## Start Dataset excerpt

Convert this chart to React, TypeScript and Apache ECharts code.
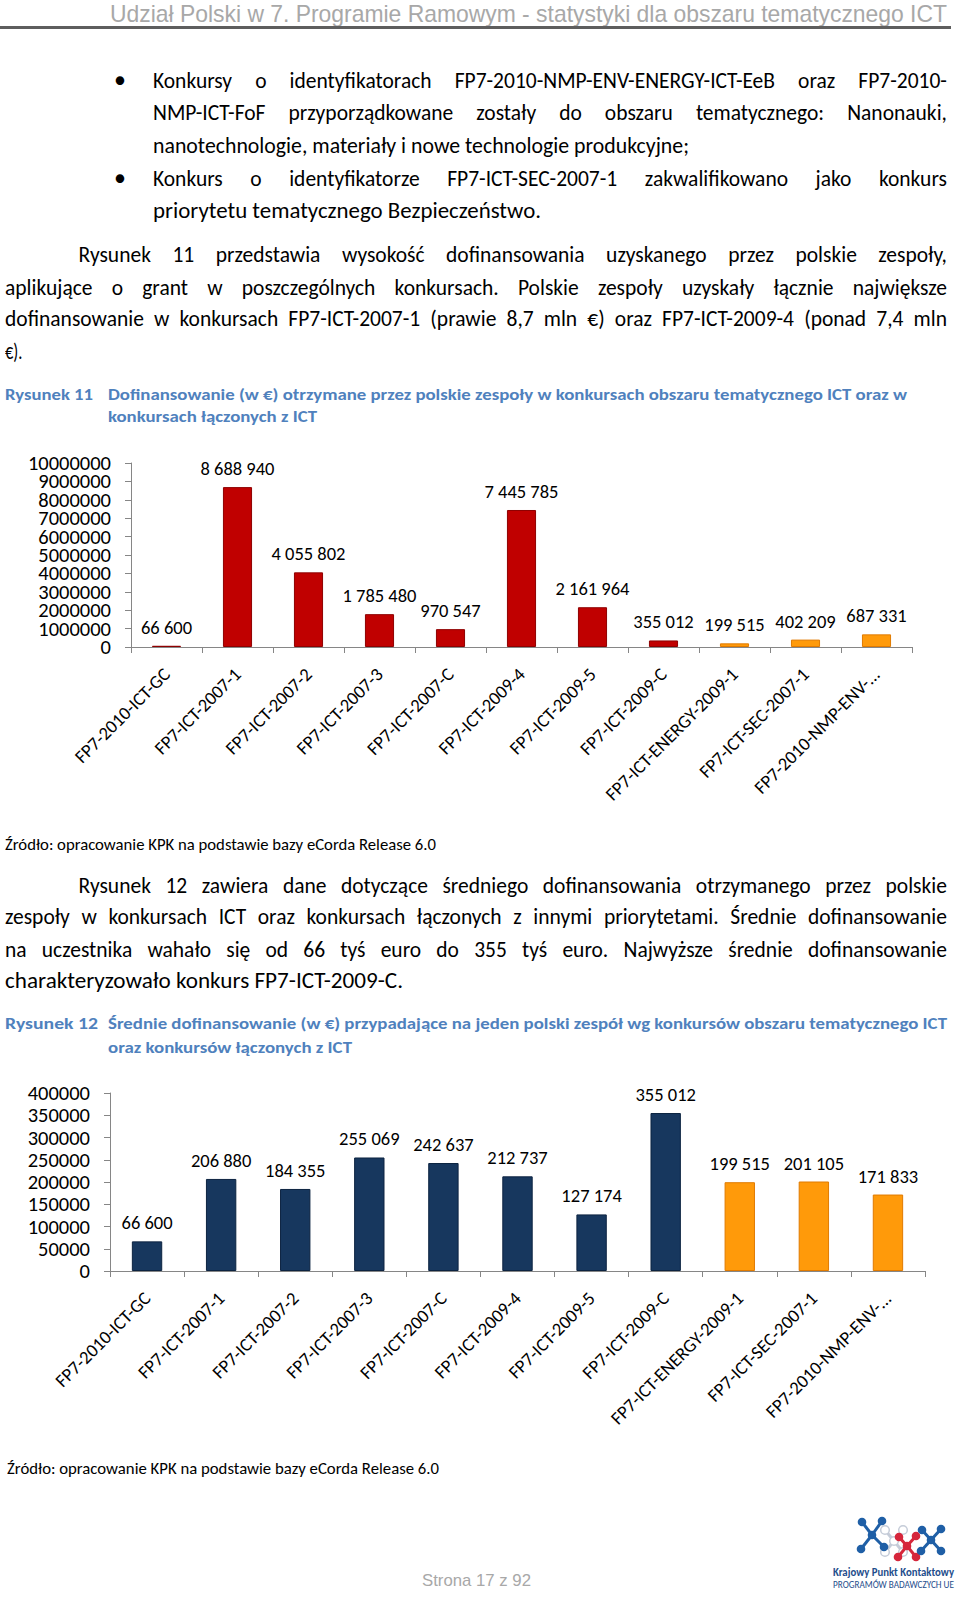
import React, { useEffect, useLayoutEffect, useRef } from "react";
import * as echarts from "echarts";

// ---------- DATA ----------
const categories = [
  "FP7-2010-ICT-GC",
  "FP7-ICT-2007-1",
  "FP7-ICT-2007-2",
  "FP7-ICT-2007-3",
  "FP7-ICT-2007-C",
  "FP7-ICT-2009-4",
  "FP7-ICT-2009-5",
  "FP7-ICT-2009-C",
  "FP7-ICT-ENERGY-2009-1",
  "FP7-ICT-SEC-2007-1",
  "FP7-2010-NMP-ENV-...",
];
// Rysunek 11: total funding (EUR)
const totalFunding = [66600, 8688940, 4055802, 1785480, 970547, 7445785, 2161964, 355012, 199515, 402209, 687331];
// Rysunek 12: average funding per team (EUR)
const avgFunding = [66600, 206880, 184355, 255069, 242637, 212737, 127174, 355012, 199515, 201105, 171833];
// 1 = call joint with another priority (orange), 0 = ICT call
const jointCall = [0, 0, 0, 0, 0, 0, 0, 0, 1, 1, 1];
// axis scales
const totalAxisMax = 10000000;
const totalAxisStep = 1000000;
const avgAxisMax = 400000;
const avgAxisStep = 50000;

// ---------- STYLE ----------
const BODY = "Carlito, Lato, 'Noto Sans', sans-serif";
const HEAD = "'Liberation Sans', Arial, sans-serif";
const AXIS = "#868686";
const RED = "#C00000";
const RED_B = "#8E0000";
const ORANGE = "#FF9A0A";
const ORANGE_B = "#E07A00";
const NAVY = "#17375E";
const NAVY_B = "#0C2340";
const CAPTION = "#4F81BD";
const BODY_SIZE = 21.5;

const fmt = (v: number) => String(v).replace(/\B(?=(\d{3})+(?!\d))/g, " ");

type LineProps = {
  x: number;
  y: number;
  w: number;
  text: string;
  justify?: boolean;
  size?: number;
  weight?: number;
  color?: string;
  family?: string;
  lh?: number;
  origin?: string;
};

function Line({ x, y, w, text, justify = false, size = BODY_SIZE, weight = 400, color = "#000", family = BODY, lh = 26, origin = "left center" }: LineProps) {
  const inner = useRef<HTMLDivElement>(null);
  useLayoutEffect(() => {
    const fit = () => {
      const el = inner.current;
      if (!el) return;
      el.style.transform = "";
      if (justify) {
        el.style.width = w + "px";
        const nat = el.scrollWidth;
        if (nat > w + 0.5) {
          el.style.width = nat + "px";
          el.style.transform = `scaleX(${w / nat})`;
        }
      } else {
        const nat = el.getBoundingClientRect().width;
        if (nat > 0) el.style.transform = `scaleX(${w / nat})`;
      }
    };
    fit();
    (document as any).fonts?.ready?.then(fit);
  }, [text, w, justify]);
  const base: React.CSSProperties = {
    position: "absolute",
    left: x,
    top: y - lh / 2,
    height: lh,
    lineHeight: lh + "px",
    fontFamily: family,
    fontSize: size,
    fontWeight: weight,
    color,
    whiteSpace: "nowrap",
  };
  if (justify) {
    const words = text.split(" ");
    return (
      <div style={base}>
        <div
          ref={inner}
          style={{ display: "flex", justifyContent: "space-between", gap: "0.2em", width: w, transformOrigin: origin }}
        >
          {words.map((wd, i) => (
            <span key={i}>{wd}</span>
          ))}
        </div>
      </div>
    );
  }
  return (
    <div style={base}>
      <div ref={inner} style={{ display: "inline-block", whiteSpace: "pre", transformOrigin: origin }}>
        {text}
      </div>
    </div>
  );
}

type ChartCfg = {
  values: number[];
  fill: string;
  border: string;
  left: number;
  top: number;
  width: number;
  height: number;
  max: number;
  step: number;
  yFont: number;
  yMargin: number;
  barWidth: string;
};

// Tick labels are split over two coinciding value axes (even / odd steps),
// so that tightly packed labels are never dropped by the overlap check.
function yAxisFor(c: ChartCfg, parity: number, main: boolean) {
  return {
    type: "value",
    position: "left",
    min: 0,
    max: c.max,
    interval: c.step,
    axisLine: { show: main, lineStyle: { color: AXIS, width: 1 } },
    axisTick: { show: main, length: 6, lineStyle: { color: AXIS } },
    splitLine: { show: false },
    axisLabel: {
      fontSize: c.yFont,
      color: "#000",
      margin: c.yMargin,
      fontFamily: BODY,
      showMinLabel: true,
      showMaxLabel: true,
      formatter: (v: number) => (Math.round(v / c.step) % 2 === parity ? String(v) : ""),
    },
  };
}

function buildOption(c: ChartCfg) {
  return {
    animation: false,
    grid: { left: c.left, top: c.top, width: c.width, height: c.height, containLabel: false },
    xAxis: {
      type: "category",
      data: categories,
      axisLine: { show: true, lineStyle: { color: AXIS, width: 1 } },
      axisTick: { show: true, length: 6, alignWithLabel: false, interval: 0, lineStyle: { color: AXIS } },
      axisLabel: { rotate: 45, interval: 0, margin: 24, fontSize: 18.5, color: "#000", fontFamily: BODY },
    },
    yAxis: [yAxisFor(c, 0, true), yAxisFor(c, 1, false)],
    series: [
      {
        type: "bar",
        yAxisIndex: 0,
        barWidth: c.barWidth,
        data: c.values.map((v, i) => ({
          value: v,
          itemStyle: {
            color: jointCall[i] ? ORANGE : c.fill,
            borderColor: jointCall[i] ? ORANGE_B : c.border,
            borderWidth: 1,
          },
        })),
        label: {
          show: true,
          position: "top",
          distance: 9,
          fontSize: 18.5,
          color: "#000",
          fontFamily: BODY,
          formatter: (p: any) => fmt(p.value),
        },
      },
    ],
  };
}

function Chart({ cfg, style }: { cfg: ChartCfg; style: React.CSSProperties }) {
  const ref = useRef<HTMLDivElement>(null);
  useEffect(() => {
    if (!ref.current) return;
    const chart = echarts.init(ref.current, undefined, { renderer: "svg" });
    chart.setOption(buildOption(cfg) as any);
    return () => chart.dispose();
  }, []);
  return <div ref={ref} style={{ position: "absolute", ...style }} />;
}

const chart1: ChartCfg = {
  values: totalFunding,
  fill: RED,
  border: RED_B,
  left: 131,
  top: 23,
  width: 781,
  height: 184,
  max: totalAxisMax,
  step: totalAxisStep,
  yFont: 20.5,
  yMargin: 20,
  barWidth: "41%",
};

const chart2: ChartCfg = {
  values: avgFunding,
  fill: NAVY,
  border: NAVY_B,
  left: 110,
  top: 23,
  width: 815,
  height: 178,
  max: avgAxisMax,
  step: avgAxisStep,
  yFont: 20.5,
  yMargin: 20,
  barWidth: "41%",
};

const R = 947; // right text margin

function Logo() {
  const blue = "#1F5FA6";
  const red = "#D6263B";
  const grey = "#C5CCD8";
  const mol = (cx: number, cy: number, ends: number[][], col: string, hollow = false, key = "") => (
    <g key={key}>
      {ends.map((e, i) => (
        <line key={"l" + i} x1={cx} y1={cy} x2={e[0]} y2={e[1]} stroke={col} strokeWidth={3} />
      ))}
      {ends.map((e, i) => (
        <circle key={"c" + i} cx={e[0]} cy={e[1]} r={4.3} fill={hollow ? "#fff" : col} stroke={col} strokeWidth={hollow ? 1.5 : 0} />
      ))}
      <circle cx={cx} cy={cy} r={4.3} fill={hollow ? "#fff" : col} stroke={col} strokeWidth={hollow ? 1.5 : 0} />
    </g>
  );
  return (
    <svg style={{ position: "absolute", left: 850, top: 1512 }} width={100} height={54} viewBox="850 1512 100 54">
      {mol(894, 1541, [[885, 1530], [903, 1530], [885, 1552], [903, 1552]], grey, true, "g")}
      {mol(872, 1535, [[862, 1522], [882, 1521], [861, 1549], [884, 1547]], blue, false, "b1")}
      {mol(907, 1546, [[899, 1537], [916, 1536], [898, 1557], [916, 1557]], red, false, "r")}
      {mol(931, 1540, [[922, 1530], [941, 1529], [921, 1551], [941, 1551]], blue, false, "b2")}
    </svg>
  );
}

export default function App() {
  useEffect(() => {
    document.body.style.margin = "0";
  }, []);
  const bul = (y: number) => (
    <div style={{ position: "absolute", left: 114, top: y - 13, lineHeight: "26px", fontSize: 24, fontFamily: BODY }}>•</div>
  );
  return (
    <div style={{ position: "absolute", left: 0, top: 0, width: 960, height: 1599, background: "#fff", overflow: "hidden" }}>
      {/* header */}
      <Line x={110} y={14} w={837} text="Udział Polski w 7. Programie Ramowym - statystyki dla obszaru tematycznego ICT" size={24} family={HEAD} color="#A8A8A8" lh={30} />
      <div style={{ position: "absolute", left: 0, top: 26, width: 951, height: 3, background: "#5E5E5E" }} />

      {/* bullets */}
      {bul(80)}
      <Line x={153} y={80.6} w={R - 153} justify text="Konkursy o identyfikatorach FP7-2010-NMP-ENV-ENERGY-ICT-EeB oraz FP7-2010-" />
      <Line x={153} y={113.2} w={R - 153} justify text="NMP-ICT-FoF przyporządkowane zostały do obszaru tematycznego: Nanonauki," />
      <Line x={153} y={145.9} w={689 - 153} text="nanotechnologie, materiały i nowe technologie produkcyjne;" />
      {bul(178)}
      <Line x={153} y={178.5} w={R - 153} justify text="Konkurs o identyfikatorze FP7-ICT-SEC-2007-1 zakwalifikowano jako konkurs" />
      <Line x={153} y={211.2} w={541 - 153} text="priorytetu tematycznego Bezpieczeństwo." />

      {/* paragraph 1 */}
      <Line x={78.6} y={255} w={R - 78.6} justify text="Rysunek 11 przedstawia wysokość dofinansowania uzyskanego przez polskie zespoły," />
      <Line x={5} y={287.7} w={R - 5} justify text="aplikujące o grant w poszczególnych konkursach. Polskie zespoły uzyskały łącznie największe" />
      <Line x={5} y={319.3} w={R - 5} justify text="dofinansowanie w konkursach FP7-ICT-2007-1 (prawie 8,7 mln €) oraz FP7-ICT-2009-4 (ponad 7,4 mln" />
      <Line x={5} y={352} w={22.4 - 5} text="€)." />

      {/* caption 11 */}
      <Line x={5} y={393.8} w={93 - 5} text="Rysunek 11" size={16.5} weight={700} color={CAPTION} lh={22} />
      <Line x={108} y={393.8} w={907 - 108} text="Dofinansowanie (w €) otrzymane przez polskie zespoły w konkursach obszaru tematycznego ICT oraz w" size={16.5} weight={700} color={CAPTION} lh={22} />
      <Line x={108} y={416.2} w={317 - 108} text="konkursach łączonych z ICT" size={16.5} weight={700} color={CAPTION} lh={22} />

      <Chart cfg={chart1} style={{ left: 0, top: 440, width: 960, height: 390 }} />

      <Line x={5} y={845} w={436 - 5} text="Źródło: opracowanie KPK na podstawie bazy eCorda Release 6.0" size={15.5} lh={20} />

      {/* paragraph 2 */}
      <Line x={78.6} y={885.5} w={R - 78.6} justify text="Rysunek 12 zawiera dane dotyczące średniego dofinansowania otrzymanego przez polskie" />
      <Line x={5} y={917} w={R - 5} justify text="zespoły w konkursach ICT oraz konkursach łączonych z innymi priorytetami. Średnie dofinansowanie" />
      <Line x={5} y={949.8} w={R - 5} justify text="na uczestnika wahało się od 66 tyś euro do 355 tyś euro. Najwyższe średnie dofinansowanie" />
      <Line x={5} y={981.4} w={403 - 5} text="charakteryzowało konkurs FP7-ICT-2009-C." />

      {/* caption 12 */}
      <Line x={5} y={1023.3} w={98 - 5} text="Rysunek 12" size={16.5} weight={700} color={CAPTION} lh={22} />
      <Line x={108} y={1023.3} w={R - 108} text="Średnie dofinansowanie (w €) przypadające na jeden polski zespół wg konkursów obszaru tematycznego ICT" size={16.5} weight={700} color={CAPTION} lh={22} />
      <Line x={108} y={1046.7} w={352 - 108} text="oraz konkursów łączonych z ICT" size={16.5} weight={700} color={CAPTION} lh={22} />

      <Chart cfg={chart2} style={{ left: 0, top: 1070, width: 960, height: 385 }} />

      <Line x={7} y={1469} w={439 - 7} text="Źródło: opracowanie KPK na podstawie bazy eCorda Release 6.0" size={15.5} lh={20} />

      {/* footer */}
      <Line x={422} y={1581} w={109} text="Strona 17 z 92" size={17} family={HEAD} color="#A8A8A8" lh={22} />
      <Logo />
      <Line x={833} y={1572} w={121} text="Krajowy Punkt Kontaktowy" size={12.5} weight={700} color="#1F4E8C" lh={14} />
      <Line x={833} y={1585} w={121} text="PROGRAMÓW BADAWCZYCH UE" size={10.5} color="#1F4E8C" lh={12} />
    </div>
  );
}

## End Dataset excerpt

**Goal:** From the first line of the listing above, repeat every line through the one holding "import * as". Both ends count, and pictures stay out.

**Complete output:**
Convert this chart to React, TypeScript and Apache ECharts code.
import React, { useEffect, useLayoutEffect, useRef } from "react";
import * as echarts from "echarts";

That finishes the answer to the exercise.